● OBJECTIVE
Your task is to output the listing word for word, with pictures excluded.

● PROVIDED MATERIAL
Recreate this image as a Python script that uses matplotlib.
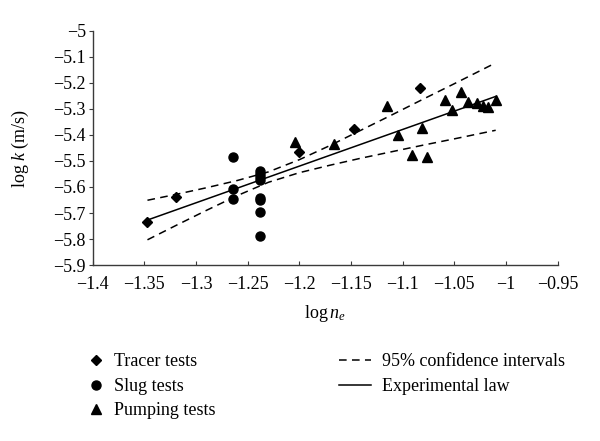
import numpy as np
import matplotlib
matplotlib.use("Agg")
import matplotlib.pyplot as plt
from matplotlib.lines import Line2D

plt.rcParams["font.family"] = ["Liberation Serif", "DejaVu Serif"]
plt.rcParams["mathtext.fontset"] = "custom"
plt.rcParams["mathtext.rm"] = "Liberation Serif"
plt.rcParams["mathtext.it"] = "Liberation Serif:italic"

# Tracer tests
tracer_x = [-1.347, -1.319, -1.200, -1.147, -1.083]
tracer_y = [-5.736, -5.638, -5.467, -5.379, -5.220]

# Slug tests
slug_x = [-1.264, -1.264, -1.264, -1.238, -1.238, -1.238, -1.238,
          -1.238, -1.238, -1.238, -1.238]
slug_y = [-5.484, -5.609, -5.645, -5.538, -5.551, -5.563, -5.575,
          -5.641, -5.651, -5.698, -5.788]

# Pumping tests
pump_x = [-1.204, -1.166, -1.115, -1.105, -1.091, -1.081, -1.076, -1.059,
          -1.052, -1.044, -1.037, -1.028, -1.022, -1.017, -1.010]
pump_y = [-5.426, -5.435, -5.288, -5.401, -5.478, -5.373, -5.483, -5.266,
          -5.305, -5.234, -5.275, -5.279, -5.289, -5.294, -5.264]

# Experimental law (end points)
law_x = [-1.347, -1.010]
law_y = [-5.727, -5.252]

# 95% confidence intervals
ci_x = [-1.347, -1.32, -1.29, -1.26, -1.23, -1.20, -1.17, -1.14,
        -1.11, -1.08, -1.05, -1.01]
ci_up = [-5.651, -5.629, -5.603, -5.575, -5.542, -5.495, -5.440, -5.381,
         -5.322, -5.262, -5.203, -5.123]
ci_lo = [-5.803, -5.749, -5.690, -5.633, -5.582, -5.545, -5.516, -5.489,
         -5.464, -5.439, -5.415, -5.382]

fig = plt.figure(figsize=(6, 4.41), dpi=100)
ax = fig.add_axes([0.1545, 0.399, 0.775, 0.531])

dash = (0, (5, 3.5))
ax.plot(ci_x, ci_up, color="black", lw=1.1, linestyle=dash)
ax.plot(ci_x, ci_lo, color="black", lw=1.1, linestyle=dash)
ax.plot(law_x, law_y, color="black", lw=1.1)

ax.plot(tracer_x, tracer_y, "D", color="black", ms=5.5, ls="none")
ax.plot(slug_x, slug_y, "o", color="black", ms=6.5, ls="none")
ax.plot(pump_x, pump_y, "^", color="black", ms=7, ls="none")

ax.set_xlim(-1.4, -0.95)
ax.set_ylim(-5.9, -5.0)
ax.set_xticks(np.arange(-1.4, -0.949, 0.05))
ax.set_yticks(np.arange(-5.9, -4.99, 0.1))
ax.set_xticklabels(["\u22121.4", "\u22121.35", "\u22121.3", "\u22121.25", "\u22121.2",
                    "\u22121.15", "\u22121.1", "\u22121.05", "\u22121", "\u22120.95"])
ax.set_yticklabels(["\u22125.9", "\u22125.8", "\u22125.7", "\u22125.6", "\u22125.5",
                    "\u22125.4", "\u22125.3", "\u22125.2", "\u22125.1", "\u22125"])

for s in ["top", "right"]:
    ax.spines[s].set_visible(False)
for s in ["left", "bottom"]:
    ax.spines[s].set_color("#3a3a3a")
    ax.spines[s].set_linewidth(1.0)

ax.tick_params(axis="x", direction="in", length=3, color="#3a3a3a",
               labelsize=13, pad=8)
ax.tick_params(axis="y", direction="out", length=3, color="#3a3a3a",
               labelsize=13, pad=2)

ax.set_xlabel(r"log$\,n_e$", fontsize=13, va="center")
ax.xaxis.set_label_coords(0.5, -0.205)
ax.set_ylabel(r"log $k$ (m/s)", fontsize=13, va="center")
ax.yaxis.set_label_coords(-0.155, 0.5)

# Legend below the chart
left_handles = [
    Line2D([], [], marker="D", color="black", ls="none", ms=5.5),
    Line2D([], [], marker="o", color="black", ls="none", ms=6.5),
    Line2D([], [], marker="^", color="black", ls="none", ms=7),
]
fig.legend(left_handles, ["Tracer tests", "Slug tests", "Pumping tests"],
           loc="upper left", bbox_to_anchor=(0.148, 0.199), frameon=False,
           fontsize=13, handlelength=0.8, handletextpad=0.6,
           labelspacing=0.42, borderpad=0, borderaxespad=0)

right_handles = [
    Line2D([], [], color="black", lw=1.1, linestyle=dash),
    Line2D([], [], color="black", lw=1.1),
]
fig.legend(right_handles, ["95% confidence intervals", "Experimental law"],
           loc="upper left", bbox_to_anchor=(0.565, 0.199), frameon=False,
           fontsize=13, handlelength=1.8, handletextpad=0.6,
           labelspacing=0.42, borderpad=0, borderaxespad=0)

fig.savefig("out.png", dpi=100)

● WORKED ANSWER
Recreate this image as a Python script that uses matplotlib.
import numpy as np
import matplotlib
matplotlib.use("Agg")
import matplotlib.pyplot as plt
from matplotlib.lines import Line2D

plt.rcParams["font.family"] = ["Liberation Serif", "DejaVu Serif"]
plt.rcParams["mathtext.fontset"] = "custom"
plt.rcParams["mathtext.rm"] = "Liberation Serif"
plt.rcParams["mathtext.it"] = "Liberation Serif:italic"

# Tracer tests
tracer_x = [-1.347, -1.319, -1.200, -1.147, -1.083]
tracer_y = [-5.736, -5.638, -5.467, -5.379, -5.220]

# Slug tests
slug_x = [-1.264, -1.264, -1.264, -1.238, -1.238, -1.238, -1.238,
          -1.238, -1.238, -1.238, -1.238]
slug_y = [-5.484, -5.609, -5.645, -5.538, -5.551, -5.563, -5.575,
          -5.641, -5.651, -5.698, -5.788]

# Pumping tests
pump_x = [-1.204, -1.166, -1.115, -1.105, -1.091, -1.081, -1.076, -1.059,
          -1.052, -1.044, -1.037, -1.028, -1.022, -1.017, -1.010]
pump_y = [-5.426, -5.435, -5.288, -5.401, -5.478, -5.373, -5.483, -5.266,
          -5.305, -5.234, -5.275, -5.279, -5.289, -5.294, -5.264]

# Experimental law (end points)
law_x = [-1.347, -1.010]
law_y = [-5.727, -5.252]

# 95% confidence intervals
ci_x = [-1.347, -1.32, -1.29, -1.26, -1.23, -1.20, -1.17, -1.14,
        -1.11, -1.08, -1.05, -1.01]
ci_up = [-5.651, -5.629, -5.603, -5.575, -5.542, -5.495, -5.440, -5.381,
         -5.322, -5.262, -5.203, -5.123]
ci_lo = [-5.803, -5.749, -5.690, -5.633, -5.582, -5.545, -5.516, -5.489,
         -5.464, -5.439, -5.415, -5.382]

fig = plt.figure(figsize=(6, 4.41), dpi=100)
ax = fig.add_axes([0.1545, 0.399, 0.775, 0.531])

dash = (0, (5, 3.5))
ax.plot(ci_x, ci_up, color="black", lw=1.1, linestyle=dash)
ax.plot(ci_x, ci_lo, color="black", lw=1.1, linestyle=dash)
ax.plot(law_x, law_y, color="black", lw=1.1)

ax.plot(tracer_x, tracer_y, "D", color="black", ms=5.5, ls="none")
ax.plot(slug_x, slug_y, "o", color="black", ms=6.5, ls="none")
ax.plot(pump_x, pump_y, "^", color="black", ms=7, ls="none")

ax.set_xlim(-1.4, -0.95)
ax.set_ylim(-5.9, -5.0)
ax.set_xticks(np.arange(-1.4, -0.949, 0.05))
ax.set_yticks(np.arange(-5.9, -4.99, 0.1))
ax.set_xticklabels(["\u22121.4", "\u22121.35", "\u22121.3", "\u22121.25", "\u22121.2",
                    "\u22121.15", "\u22121.1", "\u22121.05", "\u22121", "\u22120.95"])
ax.set_yticklabels(["\u22125.9", "\u22125.8", "\u22125.7", "\u22125.6", "\u22125.5",
                    "\u22125.4", "\u22125.3", "\u22125.2", "\u22125.1", "\u22125"])

for s in ["top", "right"]:
    ax.spines[s].set_visible(False)
for s in ["left", "bottom"]:
    ax.spines[s].set_color("#3a3a3a")
    ax.spines[s].set_linewidth(1.0)

ax.tick_params(axis="x", direction="in", length=3, color="#3a3a3a",
               labelsize=13, pad=8)
ax.tick_params(axis="y", direction="out", length=3, color="#3a3a3a",
               labelsize=13, pad=2)

ax.set_xlabel(r"log$\,n_e$", fontsize=13, va="center")
ax.xaxis.set_label_coords(0.5, -0.205)
ax.set_ylabel(r"log $k$ (m/s)", fontsize=13, va="center")
ax.yaxis.set_label_coords(-0.155, 0.5)

# Legend below the chart
left_handles = [
    Line2D([], [], marker="D", color="black", ls="none", ms=5.5),
    Line2D([], [], marker="o", color="black", ls="none", ms=6.5),
    Line2D([], [], marker="^", color="black", ls="none", ms=7),
]
fig.legend(left_handles, ["Tracer tests", "Slug tests", "Pumping tests"],
           loc="upper left", bbox_to_anchor=(0.148, 0.199), frameon=False,
           fontsize=13, handlelength=0.8, handletextpad=0.6,
           labelspacing=0.42, borderpad=0, borderaxespad=0)

right_handles = [
    Line2D([], [], color="black", lw=1.1, linestyle=dash),
    Line2D([], [], color="black", lw=1.1),
]
fig.legend(right_handles, ["95% confidence intervals", "Experimental law"],
           loc="upper left", bbox_to_anchor=(0.565, 0.199), frameon=False,
           fontsize=13, handlelength=1.8, handletextpad=0.6,
           labelspacing=0.42, borderpad=0, borderaxespad=0)

fig.savefig("out.png", dpi=100)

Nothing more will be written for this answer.